This article originally appeared in Deseret News on September 30, 2025.
Utah is on the verge of becoming the West’s energy powerhouse. As the home of one of the largest solar-and-battery projects in the nation, with plans to host a first-of-its-kind nuclear facility, the state is proving that it can build. Gov. Spencer Cox’s “Operation Gigawatt” initiative aims to double Utah’s energy production. But that’s only half the battle; successfully delivering that power across Utah and other Western states is the other half.
Across the country, the grid is riddled with bottlenecks that block power from flowing where it’s needed most. In the West, vast distances between rural energy resources and booming cities compound the problem. And looming demand, from AI data centers to reshoring factories, asks more of our transmission system.
But there’s a solution, and it starts with states working together.

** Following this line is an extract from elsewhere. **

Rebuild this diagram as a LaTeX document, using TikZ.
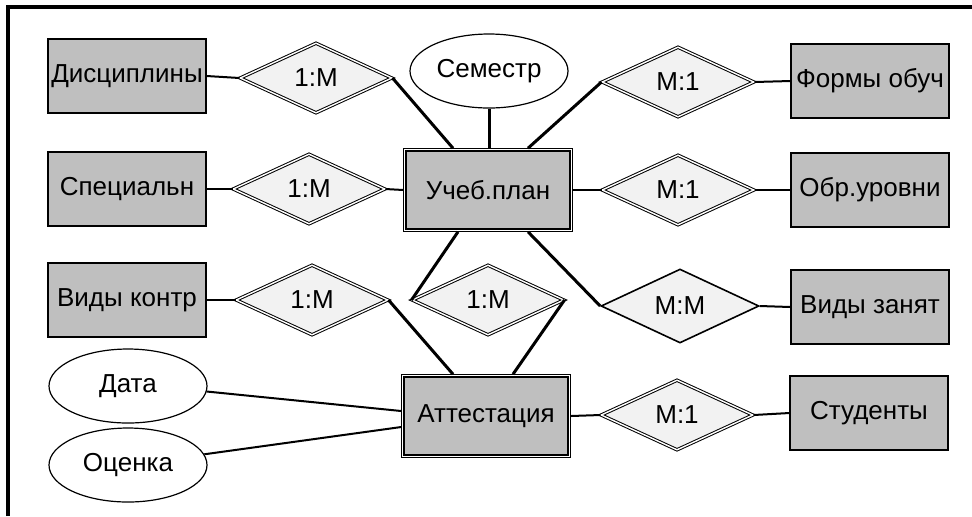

Two decades ago, a bipartisan group of governors led a coalition of eleven Midwestern utilities to coordinate the buildout of the Midcontinent Independent System Operator (MISO) transmission system — a regional transmission network that aimed to cut costs, boost reliability, ensure resource adequacy and fuel economic growth. MISO, the regional grid operator, provided a centralized platform to plan, advocate for and execute this buildout.
That same playbook can work in the West, and Gov. Cox is already laying the groundwork as chair of the Western Governors’ Association (WGA).